Can renters afford to buy a home in San Antonio? Not really.

Can renters afford to buy a home in San Antonio? Not really.

Canyon Lake Home for Sale San Antonio House
Though many San Antonians want to buy a house, few can afford to do so. Photo courtesy of Zillow

For many, the traditional "American dream" includes buying a home. In San Antonio, that dream is dissipating, as recent reports show that most local renters don't have the means to make the jump to home ownership.

Zillow released its latest rental analysis and placed San Antonio squarely on its list of markets with the lowest share of renters qualified to buy — the 15th worst, to be precise. The median home price here is $152,300, but only 10 percent of renters have the income and credit score necessary to afford that.
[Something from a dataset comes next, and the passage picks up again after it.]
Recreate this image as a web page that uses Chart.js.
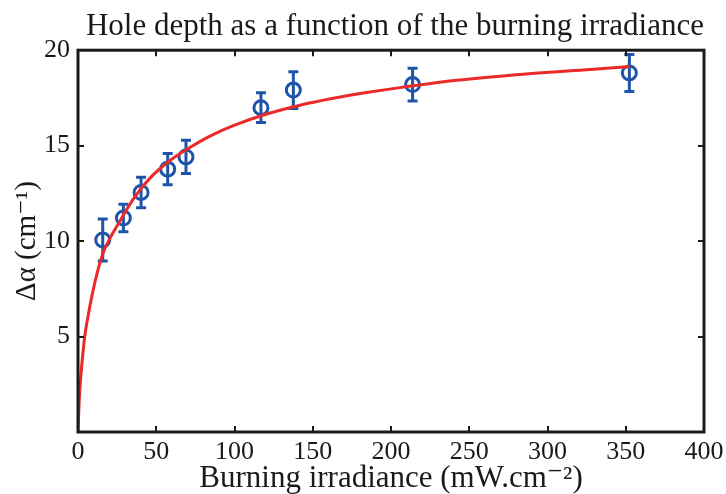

Overall, around 61 percent of people in San Antonio own homes.

The news is even worse for Houston, which wins the dubious award of least qualified city. Only 6.8 percent of renters can take a stab at securing a median $172,900 home. Dallas is the fourth worst qualified city; only 8.2 percent of renters are qualified to secure a median $189,000 home.

Austin is the lone bright spot in Texas, claiming No. 15 on the list of the highest share of renters who can afford to buy. Nearly 13 percent of on-market renters have sufficient credit scores and income to afford the median home in Austin, which runs about $252,900.

Apartment rental website Zumper confirms this, singling out Austin as the place where the gap is smallest between desire to own a home and buyers' ability. It conducted a survey of more than 6,000 of its users and found that while 94.3 percent of Austinites want to buy, 72.1 percent can afford a mortgage within the city proper.

In Houston, the wish is there for 94.5 percent of Zumper users, but only 59.7 percent say they can actually make it a reality. The good news is that the figures are much, much better in Texas than in, say, San Diego, where 91.5 percent want to become homeowners, but only 20 percent think they can.